Dataset content
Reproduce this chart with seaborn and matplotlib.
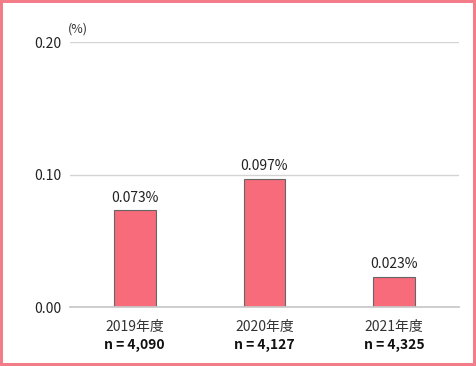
import matplotlib.pyplot as plt
import seaborn as sns
import pandas as pd

years = ["2019年度", "2020年度", "2021年度"]
rates = [0.073, 0.097, 0.023]
counts = ["4,090", "4,127", "4,325"]

sns.set_theme(style="white")
plt.rcParams['font.family'] = ['Noto Sans CJK JP', 'DejaVu Sans']

df = pd.DataFrame({"year": years, "rate": rates})

fig = plt.figure(figsize=(4.76, 3.66), dpi=100)
fig.patch.set_edgecolor("#f27d89")
fig.patch.set_linewidth(3)
ax = fig.add_axes([0.147, 0.161, 0.817, 0.724])

sns.barplot(data=df, x="year", y="rate", color="#f76b7a", width=0.32,
            edgecolor="#666666", linewidth=0.8, saturation=1, ax=ax)

ax.set_ylim(0, 0.20)
ax.set_yticks([0, 0.10, 0.20])
ax.set_yticklabels(["0.00", "0.10", "0.20"], fontsize=10)
ax.yaxis.grid(True, color="#d4d4d4", linewidth=1)
ax.set_axisbelow(True)
for s in ["top", "right", "left"]:
    ax.spines[s].set_visible(False)
ax.spines["bottom"].set_color("#c8c8c8")
ax.tick_params(axis="y", length=0, pad=6, colors="#222222")
ax.tick_params(axis="x", length=0, pad=9, labelsize=10, colors="#333333")
ax.set_xlabel("")
ax.set_ylabel("")

for i, v in enumerate(rates):
    ax.text(i, v + 0.004, f"{v:.3f}%", ha="center", va="bottom", fontsize=10, color="#222222")
    ax.text(i, -0.0287, f"n = {counts[i]}", ha="center", va="center", fontsize=10,
            fontweight="bold", color="#111111")

fig.text(0.143, 0.91, "(%)", fontsize=9, color="#333333")

fig.savefig("out.png", dpi=100, edgecolor=fig.get_edgecolor())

Set task
Give the material again exactly as it is, but keep the pictures out.

Solution for this task
Reproduce this chart with seaborn and matplotlib.
import matplotlib.pyplot as plt
import seaborn as sns
import pandas as pd

years = ["2019年度", "2020年度", "2021年度"]
rates = [0.073, 0.097, 0.023]
counts = ["4,090", "4,127", "4,325"]

sns.set_theme(style="white")
plt.rcParams['font.family'] = ['Noto Sans CJK JP', 'DejaVu Sans']

df = pd.DataFrame({"year": years, "rate": rates})

fig = plt.figure(figsize=(4.76, 3.66), dpi=100)
fig.patch.set_edgecolor("#f27d89")
fig.patch.set_linewidth(3)
ax = fig.add_axes([0.147, 0.161, 0.817, 0.724])

sns.barplot(data=df, x="year", y="rate", color="#f76b7a", width=0.32,
            edgecolor="#666666", linewidth=0.8, saturation=1, ax=ax)

ax.set_ylim(0, 0.20)
ax.set_yticks([0, 0.10, 0.20])
ax.set_yticklabels(["0.00", "0.10", "0.20"], fontsize=10)
ax.yaxis.grid(True, color="#d4d4d4", linewidth=1)
ax.set_axisbelow(True)
for s in ["top", "right", "left"]:
    ax.spines[s].set_visible(False)
ax.spines["bottom"].set_color("#c8c8c8")
ax.tick_params(axis="y", length=0, pad=6, colors="#222222")
ax.tick_params(axis="x", length=0, pad=9, labelsize=10, colors="#333333")
ax.set_xlabel("")
ax.set_ylabel("")

for i, v in enumerate(rates):
    ax.text(i, v + 0.004, f"{v:.3f}%", ha="center", va="bottom", fontsize=10, color="#222222")
    ax.text(i, -0.0287, f"n = {counts[i]}", ha="center", va="center", fontsize=10,
            fontweight="bold", color="#111111")

fig.text(0.143, 0.91, "(%)", fontsize=9, color="#333333")

fig.savefig("out.png", dpi=100, edgecolor=fig.get_edgecolor())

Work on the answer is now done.